Hay muchas razones para sentarse juntos a la mesa un día cualquiera. Luego vienen sus amigos y él les pide que traigan, a su vez, a sus familias, ya sea Navidad, Semana Santa, un cumpleaños o simplemente una velada agradable para sentarse juntos bajo el cielo de verano y platicar.
¿Quién no querría probar sus platos, preparados de manera excelente, especialmente la carne de venado y pescado? Le gusta probar nuevas recetas y, aunque todos los patillos tengan un gusto excelente, busca innovarlos constantemente...
A veces nos invita a su gran coche y nos dirigimos hacia el lago o vamos por el río en canoa, siempre toda la familia. En nuestro bote nos sentamos y vamos a conduciendo por el agua hasta un recodo sombreado por las ramas. Luego busca un buen lugar para el picnic en un prado y todos nos lanzamos a tierra. Del refrigerador trae albóndigas, pan, caramelos para los niños y las bebidas, una botella de Prosecco. Se va de pesca, luego tomamos el té por la tarde. Para la noche habrá pescado con mucho ajo. En esos momentos es él mismo.
Esta es una parte de su vida; la otra está en el escenario; su "trabajo" como él dice. A veces coinciden. Si está, por ejemplo, sentado en la playa en Costa Rica y tres jóvenes se acercan a él y le piden un autógrafo, esto le resulta todavía algo embarazoso. Sin embargo, lo firma, es cortés y amable.
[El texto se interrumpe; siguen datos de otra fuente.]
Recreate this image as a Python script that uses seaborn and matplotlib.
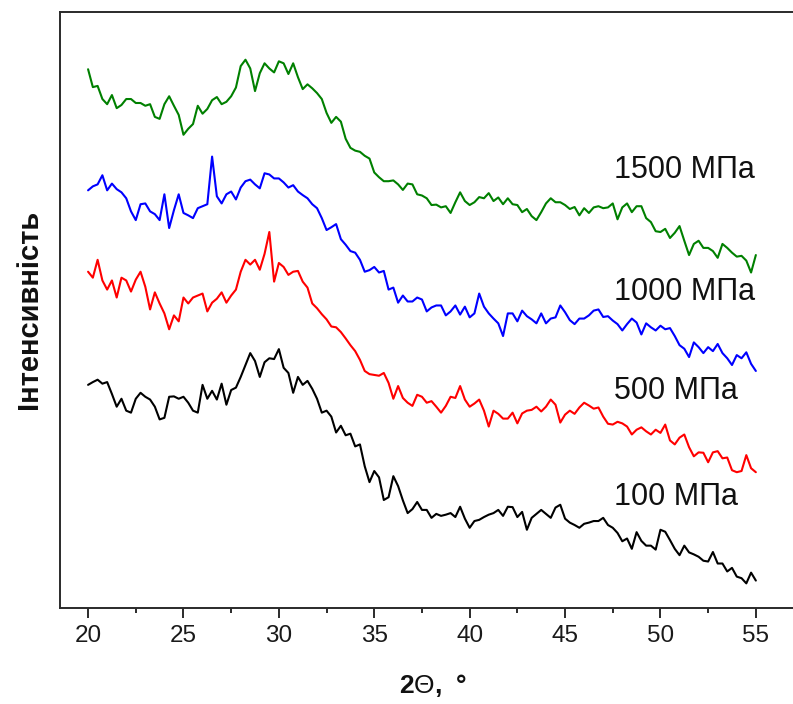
import numpy as np
import pandas as pd
import matplotlib
matplotlib.use("Agg")
import matplotlib.pyplot as plt
from matplotlib.ticker import MultipleLocator
import seaborn as sns

# XRD patterns, intensity in arbitrary units, step 0.25 deg from 20 to 55
# (each row = one degree: x.00, x.25, x.50, x.75)
i1500 = [1357, 1312, 1315, 1282, 1269, 1292, 1259, 1267, 1282, 1282, 1272, 1272,
         1265, 1269, 1237, 1232, 1269, 1289, 1265, 1242, 1192, 1207, 1219, 1265,
         1245, 1257, 1279, 1287, 1269, 1275, 1289, 1311, 1365, 1381, 1359, 1302,
         1347, 1372, 1359, 1349, 1377, 1372, 1345, 1372, 1337, 1307, 1319, 1309,
         1297, 1282, 1247, 1222, 1237, 1225, 1182, 1159, 1152, 1149, 1139, 1132,
         1097, 1085, 1075, 1075, 1077, 1067, 1053, 1069, 1067, 1042, 1039, 1032,
         1015, 1016, 1009, 1012, 995, 1022, 1047, 1025, 1015, 1022, 1035, 1032,
         1045, 1025, 1034, 1017, 1032, 1017, 1015, 997, 1005, 987, 977, 997,
         1019, 1032, 1022, 1022, 1015, 1005, 1010, 989, 1007, 995, 1009, 1012,
         1007, 1009, 1019, 979, 1009, 1019, 997, 1012, 1012, 982, 972, 949,
         947, 955, 932, 945, 962, 925, 889, 917, 925, 907, 907, 899,
         882, 917, 907, 895, 885, 887, 875, 845, 889]

i1000 = [1052, 1062, 1067, 1090, 1052, 1069, 1055, 1047, 1032, 999, 977, 1017,
         1019, 999, 992, 977, 1042, 957, 1002, 1042, 995, 989, 982, 1007,
         1012, 1017, 1137, 1037, 1019, 1042, 1049, 1029, 1059, 1075, 1079, 1067,
         1057, 1095, 1092, 1082, 1082, 1072, 1059, 1065, 1049, 1040, 1032, 1017,
         1007, 982, 952, 959, 967, 929, 915, 899, 895, 877, 847, 851,
         859, 845, 849, 802, 807, 769, 787, 772, 772, 782, 777, 747,
         757, 762, 762, 737, 747, 762, 739, 759, 732, 742, 792, 759,
         742, 729, 717, 685, 742, 742, 722, 749, 735, 727, 717, 742,
         717, 729, 732, 762, 745, 725, 715, 729, 729, 737, 749, 752,
         733, 735, 724, 715, 699, 715, 729, 719, 689, 717, 707, 699,
         711, 702, 705, 685, 662, 653, 632, 669, 657, 642, 657, 647,
         665, 642, 629, 612, 637, 629, 644, 615, 597]

i500 = [847, 832, 877, 825, 802, 825, 782, 832, 825, 797, 827, 847,
        809, 752, 795, 767, 742, 702, 737, 722, 782, 767, 782, 787,
        792, 747, 769, 779, 795, 769, 787, 802, 847, 877, 865, 877,
        852, 892, 947, 822, 869, 859, 839, 847, 849, 822, 807, 767,
        755, 740, 727, 709, 707, 695, 679, 662, 647, 625, 597, 589,
        587, 585, 592, 567, 527, 559, 529, 517, 509, 537, 532, 517,
        521, 507, 492, 509, 532, 529, 559, 525, 507, 515, 525, 497,
        457, 497, 489, 477, 477, 492, 465, 490, 497, 499, 507, 495,
        507, 525, 512, 467, 487, 497, 489, 505, 517, 510, 502, 505,
        482, 464, 462, 469, 465, 457, 437, 449, 455, 445, 437, 449,
        441, 462, 422, 412, 429, 437, 405, 382, 392, 391, 367, 392,
        395, 377, 379, 347, 342, 345, 385, 352, 342]

i100 = [562, 569, 575, 565, 569, 539, 507, 527, 497, 492, 527, 542,
        532, 525, 507, 475, 479, 532, 533, 527, 532, 517, 497, 492,
        562, 527, 547, 525, 565, 512, 549, 555, 582, 612, 642, 622,
        582, 619, 629, 627, 652, 605, 592, 542, 582, 562, 572, 552,
        527, 492, 497, 482, 442, 459, 435, 439, 407, 412, 357, 317,
        345, 329, 272, 279, 332, 307, 271, 239, 249, 267, 247, 247,
        227, 237, 232, 235, 239, 229, 255, 225, 202, 219, 222, 229,
        235, 239, 247, 232, 255, 254, 229, 242, 197, 227, 237, 247,
        237, 227, 253, 260, 225, 215, 209, 202, 212, 215, 219, 219,
        227, 209, 202, 189, 168, 175, 149, 191, 169, 157, 157, 147,
        197, 192, 171, 149, 133, 157, 140, 135, 129, 119, 117, 141,
        112, 112, 92, 101, 79, 75, 62, 89, 69]

labels = ["100 МПа", "500 МПа", "1000 МПа", "1500 МПа"]
colors = ["black", "#ff0000", "#0000ff", "#008000"]
label_y = [280, 546, 796, 1102]

series = [i100, i500, i1000, i1500]
frames = []
for lab, vals in zip(labels, series):
    two_theta = np.linspace(20, 55, len(vals))
    frames.append(pd.DataFrame({"two_theta": two_theta, "intensity": vals, "pressure": lab}))
df = pd.concat(frames, ignore_index=True)

sns.set_style("ticks")
plt.rcParams["font.family"] = ["Liberation Sans", "DejaVu Sans"]
plt.rcParams["mathtext.fontset"] = "custom"
plt.rcParams["mathtext.rm"] = "Liberation Sans"
plt.rcParams["mathtext.bf"] = "Liberation Sans:bold"

fig = plt.figure(figsize=(7.93, 7.04), dpi=100)
ax = fig.add_axes([0.0757, 0.1364, 0.94, 0.847])

sns.lineplot(data=df, x="two_theta", y="intensity", hue="pressure",
             palette=dict(zip(labels, colors)), estimator=None, sort=False,
             linewidth=1.5, legend=False, ax=ax)

for lab, yy in zip(labels, label_y):
    ax.text(47.55, yy, lab, fontsize=22, color="#111111", va="center", ha="left")

ax.set_xlim(18.53, 57.6)
ax.set_ylim(0, 1502)
ax.xaxis.set_major_locator(MultipleLocator(5))
ax.xaxis.set_minor_locator(MultipleLocator(2.5))
ax.set_yticks([])
ax.tick_params(axis="x", which="major", length=7, width=1.3, labelsize=17.5, pad=5,
               colors="#1a1a1a")
ax.tick_params(axis="x", which="minor", length=3.5, width=1.3, colors="#1a1a1a")
for sp in ax.spines.values():
    sp.set_linewidth(1.4)
    sp.set_color("#2a2a2a")

ax.set_xlabel(r"$\mathbf{2}$Θ$\mathbf{,\ °}$", fontsize=19, labelpad=18, color="#111111")
ax.set_ylabel("Інтенсивність", fontsize=21, fontweight="bold", labelpad=12, color="#111111")

fig.savefig("out.png", dpi=100)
Mi recuerdo favorito. Él toma un camino a la derecha en Santa Rosa y nos vamos por las calles sin fin y llenas de baches, caminos polvorientos; a pesar de eso, él va cada vez más y más rápido; le digo «Espera, yo quiero ver la puesta de Sol» pero él pisa el acelerador y llegamos, finalmente, a la cima de la colina y se detiene entonces para que pueda ver la puesta del Sol sobre el mar. Rojo intenso a medida que va hacia abajo. ¡Es el momento justo para verlo desde aquí arriba!
Hemos llegado y, mientras cocina, tararea para sí mismo. Se va haciendo más y más oscuro; alrededor de nosotros, el cielo y estamos solos con nuestras conversaciones, que duran hasta bien entrada la noche. Tenemos una semana gloriosa viajando por todo el país, nadando en los ríos y volando por encima de la selva, amarrados en una cuerda sin fin. Debajo de nosotros, la espesura verde; por encima de nosotros el cielo azul. Y ahora de repente, me viene una gran sensación de ansiedad en el estómago; estoy al pendiente del arnés de seguridad, consciente de los latidos de mi corazón de 65 años.
Sin él, yo no hubiera tenido la confianza para aquella aventura. Él inspira confianza. Recuerdo una vez que nosotros íbamos en un paseo por los campos –él tendría unos 14 o 15 años– cuando nos topamos con una manada de toros. Yo temía y él probablemente lo notó, pero se interpuso a los animales y me dijo que solo me mantuviera detrás de él. Luego tuvimos que cruzar un arroyo y me puse algo atolondrada, pero él colocó unos tablones y me ayudó a llegar al otro lado.
Hasta hace poco, en las vacaciones se reunían casi cinco generaciones alrededor de su mesa. Tomaba a su abuela en una silla de ruedas que traía en su coche y le daba de comer con su tátaranieto sentado en su regazo. La vida familiar cotidiana es su respaldo.
Igualmente con la Naturaleza. Él va bajo el ancho cielo recorriendo el mar y conoce a los animales que viven allí. Nos cuenta cosas tan bellas como asombrosas. Conoce la mayoría de los países en el mundo, y ellos lo reconocen. Cuando estuve en Moscú, muchos jóvenes querían darme la mano, porque soy la "Madre de Rammstein"; hasta había un hombre de mi edad, que me expresó con entusiasmo, su gusto por la singularidad de esta banda.
En los videos de sus actuaciones como artistas invitados en cada país, vemos cómo el público con reverencia y fervor canta la letra en alemán, como es el caso de la Ciudad de México. Lo mismo sucede en Tokio, Río de Janeiro, Manchester o en Budapest. Todo lo que él experimenta... Pero eso no es nada en comparación a un amanecer Mecklemburgo por encima de la ciénaga nublada, como él dice, cuando se ve al ciervo de salir de entre los arbustos y se pueden distinguir en el gran silencio los sonidos de diferentes animales. Este cielo sin par, las nubes y la tierra bajo sus pies, este paisaje lo ha hecho crecer y también lo hace humilde.
Yo estoy –al igual que muchos– deseosa de estar con él. El hecho de que sea famoso no importa. Pero a veces me pregunto, asombrada ¿qué tipo de persona sería si yo no hubiera sido su madre? Si no me hubiese tocado ser su madre, me habría encantado ser su amiga.